● **Information given**:

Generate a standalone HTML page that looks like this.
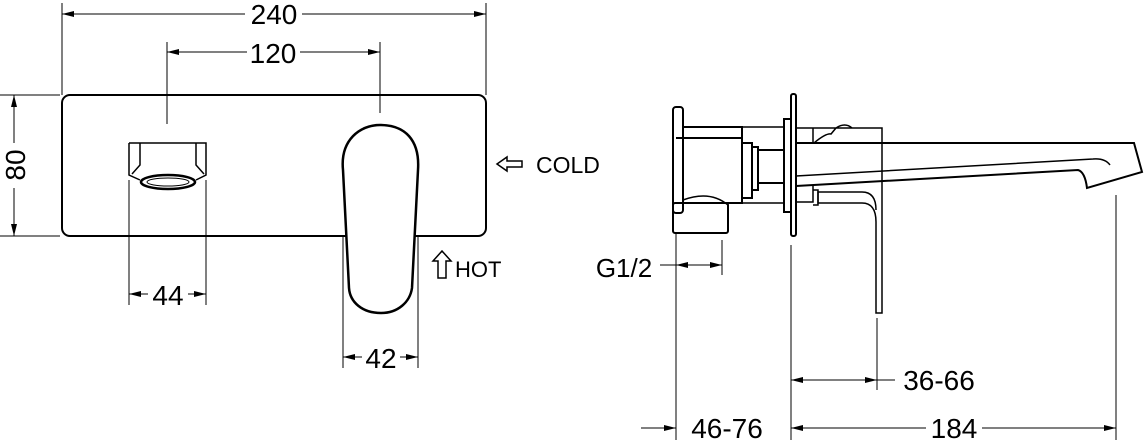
<!DOCTYPE html>
<html><head><style>html,body{margin:0;padding:0;background:#fff}svg{display:block}text{font-family:"Liberation Sans",Arial,sans-serif;fill:#000}</style></head>
<body>
<svg width="1144" height="446" viewBox="0 0 1144 446" xmlns="http://www.w3.org/2000/svg">
<defs>
<marker id="a" viewBox="0 0 12 6" refX="12" refY="3" markerWidth="12" markerHeight="6" orient="auto-start-reverse" markerUnits="userSpaceOnUse"><path d="M0,0 L12,3 L0,6 z" fill="#000"/></marker>
</defs>
<g stroke="#000" fill="none" stroke-width="1">
<!-- 240 -->
<line x1="62" y1="3" x2="62" y2="95"/><line x1="486" y1="3" x2="486" y2="95"/>
<line x1="62" y1="14" x2="245" y2="14" marker-start="url(#a)"/><line x1="302" y1="14" x2="486" y2="14" marker-end="url(#a)"/>
<!-- 120 -->
<line x1="167" y1="42" x2="167" y2="124"/><line x1="380" y1="42" x2="380" y2="113"/>
<line x1="167" y1="52" x2="247" y2="52" marker-start="url(#a)"/><line x1="300" y1="52" x2="380" y2="52" marker-end="url(#a)"/>
<!-- 80 -->
<line x1="0" y1="95" x2="60" y2="95"/><line x1="0" y1="236" x2="60" y2="236"/>
<line x1="14" y1="95" x2="14" y2="143" marker-start="url(#a)"/><line x1="14" y1="188" x2="14" y2="236" marker-end="url(#a)"/>
<!-- plate -->
<rect x="62" y="95" width="424" height="141" rx="8" stroke-width="2"/>
<!-- nozzle -->
<path d="M129,143 L206,143 L206,175 L196,180 M129,143 L129,175 L140,180 M140,143 L140,165 L132,174 M196,143 L196,165 L204,174" stroke-width="1.5"/>
<ellipse cx="168" cy="182" rx="27" ry="7" stroke-width="2.5"/>
<ellipse cx="168" cy="182" rx="21" ry="4"/>
<!-- 44 -->
<line x1="129" y1="180" x2="129" y2="305"/><line x1="206" y1="180" x2="206" y2="305"/>
<line x1="129" y1="294" x2="148" y2="294" marker-start="url(#a)"/><line x1="188" y1="294" x2="206" y2="294" marker-end="url(#a)"/>
<!-- handle -->
<path d="M343,170 C340,140 360,125 380,125 C405,125 420,140 418,170 L412,288 C410,302 398,313 381,313 C362,313 350,302 349,288 Z" stroke-width="2.5" fill="#fff"/>
<line x1="343" y1="236" x2="343" y2="368"/><line x1="418" y1="236" x2="418" y2="368"/>
<line x1="343" y1="357" x2="362" y2="357" marker-start="url(#a)"/><line x1="400" y1="357" x2="418" y2="357" marker-end="url(#a)"/>
<!-- cold arrow -->
<path d="M497,164 L507,157 L507,161 L522,161 L522,167 L507,167 L507,171 Z" stroke-width="1.5"/>
<!-- hot arrow -->
<path d="M442,251 L451,261 L446,261 L446,278 L438,278 L438,261 L433,261 Z" stroke-width="1.5"/>

<!-- side view -->
<rect x="673" y="107" width="10" height="106" rx="3" stroke-width="2"/>
<path d="M683,127 L742,127 L742,138 M676,138 L742,138 L742,203 L683,203" stroke-width="2"/>
<path d="M742,143 L752,143 L752,198 L742,198" stroke-width="2"/>
<rect x="752" y="147" width="6" height="43" stroke-width="2"/>
<rect x="758" y="150" width="26" height="33" stroke-width="2"/>
<path d="M742,127 L784,127 M742,203 L784,203" stroke-width="1.5"/>
<path d="M683,200 Q710,190 728,205" stroke-width="1.5"/>
<rect x="673" y="203" width="55" height="30" rx="2" stroke-width="2"/>
<rect x="784" y="119" width="7" height="93" stroke-width="2"/>
<rect x="791" y="94" width="5" height="142" rx="2" stroke-width="2"/>
<path d="M796,128 L882,128 L882,313 L876,313 L876,222 Q876,203 862,203 L818,203 L818,192 L862,192 Q876,192 876,210 M813,128 L813,143 M814,143 Q826,133 831,134 L836,128 Q845,122 852,128" stroke-width="1.5"/>
<path d="M796,143 L1134,143 L1142,172 L1087,188 Q1085,172 1078,170 L796,186" stroke-width="2"/>
<path d="M796,176 L1093,159 Q1105,158 1110,165" stroke-width="1.5"/>
<path d="M796,186 L796,202 L813,202 L813,186 M813,190 L818,190 L818,205 L813,205" stroke-width="1.5"/>
<!-- G1/2 -->
<line x1="676" y1="233" x2="676" y2="440"/><line x1="722" y1="240" x2="722" y2="275"/>
<line x1="660" y1="265" x2="676" y2="265"/>
<line x1="676" y1="265" x2="722" y2="265" marker-start="url(#a)" marker-end="url(#a)"/>
<!-- 36-66 -->
<line x1="791" y1="245" x2="791" y2="440"/><line x1="877" y1="318" x2="877" y2="390"/>
<line x1="791" y1="380" x2="877" y2="380" marker-start="url(#a)" marker-end="url(#a)"/>
<line x1="877" y1="380" x2="895" y2="380"/>
<!-- 46-76 / 184 -->
<line x1="641" y1="428" x2="676" y2="428" marker-end="url(#a)"/>
<line x1="791" y1="428" x2="926" y2="428" marker-start="url(#a)"/>
<line x1="982" y1="428" x2="1116" y2="428" marker-end="url(#a)"/>
<line x1="1116" y1="195" x2="1116" y2="440"/>
</g>
<g font-size="28">
<text x="274" y="24" text-anchor="middle">240</text>
<text x="273" y="63" text-anchor="middle">120</text>
<text x="168" y="305" text-anchor="middle">44</text>
<text x="381" y="368" text-anchor="middle">42</text>
<text x="15" y="165" text-anchor="middle" transform="rotate(-90 15 165) translate(0 10)">80</text>
<text x="624" y="277" text-anchor="middle" font-size="26">G1/2</text>
<text x="939" y="390" text-anchor="middle">36-66</text>
<text x="727" y="438" text-anchor="middle">46-76</text>
<text x="954" y="438" text-anchor="middle">184</text>
</g>
<text x="536" y="173" font-size="23">COLD</text>
<text x="455" y="277" font-size="22">HOT</text>
</svg>
</body></html>
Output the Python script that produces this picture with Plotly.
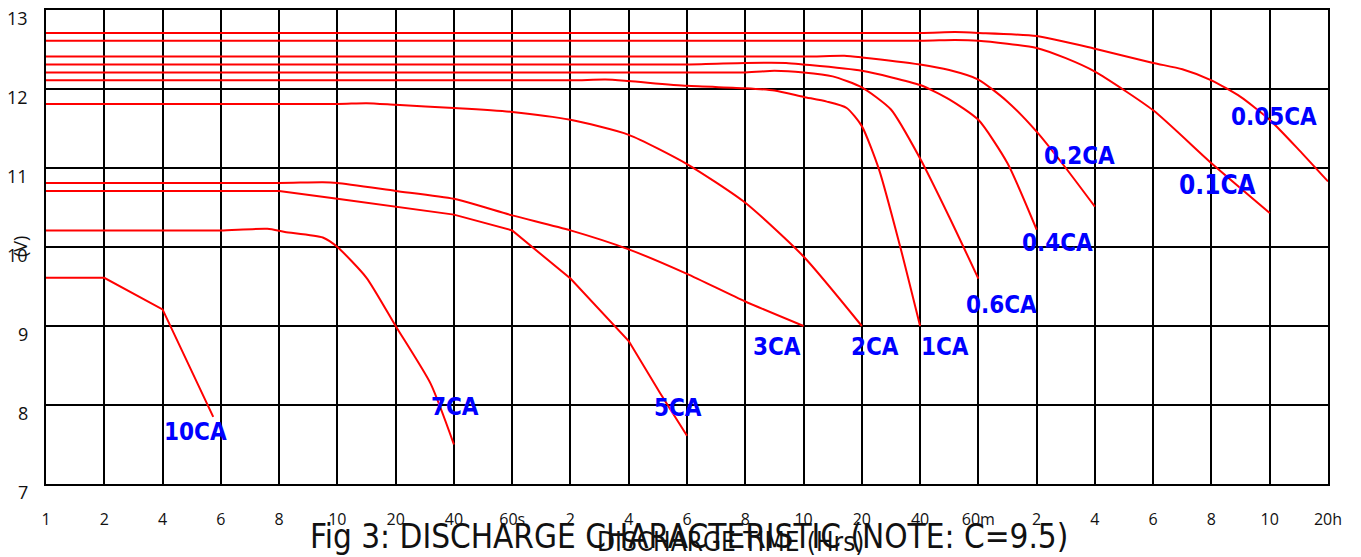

● **What you are asked to do**: In the records above, find the lines containing "that" and copy them.

● **Exercise response**:
Generate a standalone HTML page that looks like this.
Output the Python script that produces this picture with Plotly.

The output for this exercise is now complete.